Much as I do love self, vain as I am etc etc, I am really not on board with the assertion that I have decided to date my mirror image. I cannot deny that the two of us are white, brunette, of a similar height, weight and hairstyle… But the same is true for no small proportion of my office. I think the key clincher here is that a year ago no-one would have commented on our uncanny mutual resemblance, because the defining similarity here is not of appearance but of aesthetic: we dress the same.
Up until the beginning of this year I had found myself increasingly disenchanted with my general looks. It probably had root in being bereaved and depressed when I first started university; I was barely leaving my room and subconsciously felt like noone was looking at me anyway, so I found it easier not to care. It seemed inevitable that making an effort with my appearance could yield little reward, and dressing comfortably in baggy jumpers and Converse was a lot simpler than risking looking in the mirror. And yes, perhaps this attitude is better than agonising over what to put on every morning a la Clueless, or my entire income going straight into my wardrobe, but it’s also really not much fun. Not being particularly fussed with what you look like can certainly indicate an unshakeable self-confidence and freedom from the weight of other people’s opinions, but it can also mean the exact opposite; despairing over your ability to look good to the point of complete apathy.

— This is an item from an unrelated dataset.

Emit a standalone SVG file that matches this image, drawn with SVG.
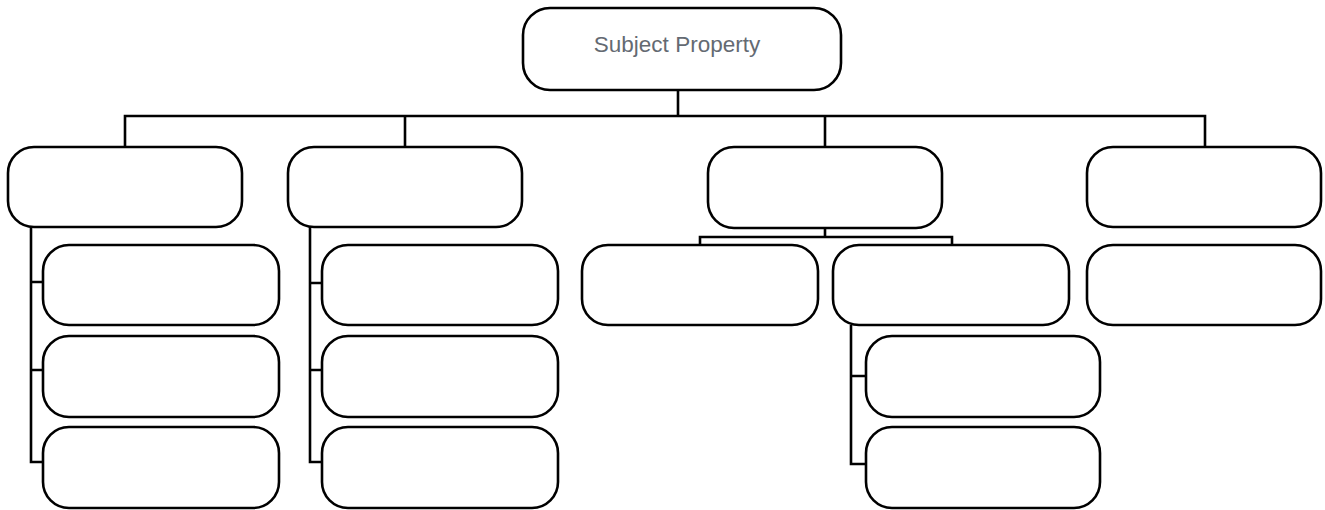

I don’t think any of these truths are self-evident – I simply state them with the benefit of hindsight, wearing the smug opposites of rose-tinted spectacles as I relish feeling aesthetically-pleasing. In my penultimate term at university I bought a pair of heeled boots, and started feeling a lot better about myself. I’ve found clothes I like, that feel good and look good. I got a nose piercing, which is bloody troublesome but made me feel unprecedentedly cool as soon as it went in, and my wardrobe has become an offensive melange of bright colours and too many clashing patterns. I could attribute it all to leaving studenthood behind and forging a new identity for myself, but really the change in attitude is down to a multiplex of reasons (namely losing weight, living with people who go out of their way to tell me how good Im looking all the time, and also, begrudgingly, dating someone who really gives a damn about what they’re wearing).
Either way, life’s big question remains: how many wavey garms is too many wavey garms?